Apr 5, 2011

MSC Patran and Sinda Simulate Extreme Thermal Conditions in Violet Satellite Spacecraft

SANTA ANA, CA - MSC Software (MSC) has announced that the Violet Satellite project team at Cornell University selected MSC Software's finite element analysis pre-and-post processor, Patran, to accurately model and predict extreme component and environmental temperatures in the Violet Satellite spacecraft.

The Violet Satellite project is the first operational agile nanosatellite. It uses eight Control Moment Gyroscopes (CMGs) to demonstrate high-agility altitude control and novel CMG steering laws. Integrated inside the satellite is a new and groundbreaking type of flight computer called the Maestro Processor. The project team utilizes simulation methods to assess the satellite's survivability in an extraterrestrial environment and its viability as a pathfinder to make scientific observations.
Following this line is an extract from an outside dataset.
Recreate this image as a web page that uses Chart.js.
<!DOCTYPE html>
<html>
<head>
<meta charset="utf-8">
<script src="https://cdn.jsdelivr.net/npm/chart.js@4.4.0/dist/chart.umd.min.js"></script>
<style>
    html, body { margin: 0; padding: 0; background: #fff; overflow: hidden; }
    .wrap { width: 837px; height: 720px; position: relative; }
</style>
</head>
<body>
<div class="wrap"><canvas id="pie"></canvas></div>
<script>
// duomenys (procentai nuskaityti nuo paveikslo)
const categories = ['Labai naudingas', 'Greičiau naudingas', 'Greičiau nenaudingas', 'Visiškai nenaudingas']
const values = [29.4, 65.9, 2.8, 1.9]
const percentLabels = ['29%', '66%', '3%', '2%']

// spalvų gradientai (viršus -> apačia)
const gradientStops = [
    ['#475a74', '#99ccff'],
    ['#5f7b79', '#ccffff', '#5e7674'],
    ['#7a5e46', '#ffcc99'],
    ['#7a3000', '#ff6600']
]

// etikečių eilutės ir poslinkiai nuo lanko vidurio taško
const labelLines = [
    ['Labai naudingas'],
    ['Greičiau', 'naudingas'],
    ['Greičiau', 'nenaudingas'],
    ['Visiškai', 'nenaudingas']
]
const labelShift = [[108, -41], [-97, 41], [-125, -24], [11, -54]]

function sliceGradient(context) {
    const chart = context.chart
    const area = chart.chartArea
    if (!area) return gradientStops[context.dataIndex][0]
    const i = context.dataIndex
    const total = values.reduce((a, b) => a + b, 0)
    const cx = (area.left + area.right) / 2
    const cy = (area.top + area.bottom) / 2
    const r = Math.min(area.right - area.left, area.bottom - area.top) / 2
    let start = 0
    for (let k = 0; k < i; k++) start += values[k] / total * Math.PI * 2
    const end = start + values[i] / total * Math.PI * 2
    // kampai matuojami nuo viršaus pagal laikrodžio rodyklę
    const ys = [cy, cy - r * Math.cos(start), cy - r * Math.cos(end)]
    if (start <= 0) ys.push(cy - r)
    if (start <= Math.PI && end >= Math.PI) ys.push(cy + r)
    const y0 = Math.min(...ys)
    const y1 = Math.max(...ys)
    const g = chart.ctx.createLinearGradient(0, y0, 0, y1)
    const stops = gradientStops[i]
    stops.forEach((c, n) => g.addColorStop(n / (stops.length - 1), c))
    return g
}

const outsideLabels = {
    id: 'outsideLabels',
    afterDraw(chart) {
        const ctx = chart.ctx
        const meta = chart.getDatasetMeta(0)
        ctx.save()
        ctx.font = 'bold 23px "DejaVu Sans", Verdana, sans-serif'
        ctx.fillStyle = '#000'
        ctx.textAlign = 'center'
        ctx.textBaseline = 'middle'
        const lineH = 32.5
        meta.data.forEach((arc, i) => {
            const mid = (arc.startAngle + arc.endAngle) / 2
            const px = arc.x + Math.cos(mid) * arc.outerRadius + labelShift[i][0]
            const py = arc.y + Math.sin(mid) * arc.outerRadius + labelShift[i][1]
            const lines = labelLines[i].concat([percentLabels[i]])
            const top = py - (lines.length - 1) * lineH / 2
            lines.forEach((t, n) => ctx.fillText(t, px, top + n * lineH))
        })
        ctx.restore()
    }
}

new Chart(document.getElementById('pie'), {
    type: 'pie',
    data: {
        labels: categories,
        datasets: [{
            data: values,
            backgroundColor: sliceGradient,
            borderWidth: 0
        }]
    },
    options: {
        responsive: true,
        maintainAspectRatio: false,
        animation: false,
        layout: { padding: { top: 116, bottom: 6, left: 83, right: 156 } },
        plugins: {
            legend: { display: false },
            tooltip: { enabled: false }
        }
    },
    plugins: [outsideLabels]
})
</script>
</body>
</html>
Patran is essential in helping ensure that Violet would be durable enough to withstand the harsh outer space conditions. A model of the structure of the Violet Satellite was imported into Patran to simulate the thermal distribution during the worst case scenario at both extremities, hot and cold. After successful analyses using Patran and Sinda, the advanced thermal analysis solver from MSC; the team has concluded that the Violet spacecraft will survive.

"Patran meets the professional simulation modeling standards demanded by the aerospace industry, allowing us to confidently predict the survival of the spacecraft. Without MSC Software, the Violet Satellite would not be prepared for launch," said Joshua Abeshaus of the Violet satellite project team.

"We are thrilled to be part of these extraordinary new satellite projects underway at Cornell University," said David Yuen, Senior Vice President, Americas at MSC Software. "Our commitment to helping the team succeed and grow with simulation methods in new areas of research and development is something we will continue to support and expand."

Cornell University's College of Engineering was founded in 1868 and is recognized as 10th amongst the Best Engineering Schools in the nation according to the latest release of the annual rankings list by U.S. News and World Report. It is home to 3,051 undergraduate students and 1,426 graduate students and has 12 different departments. Cornell is a world-class research university with 230 well-renowned faculty members.

The Violet Satellite Project Team at Cornell University is the school's newest satellite project with a goal to win the University Nanosat-6 Flight Competition, which is aimed to train tomorrow's space professionals by encouraging small satellite research and development, integration, and flight test.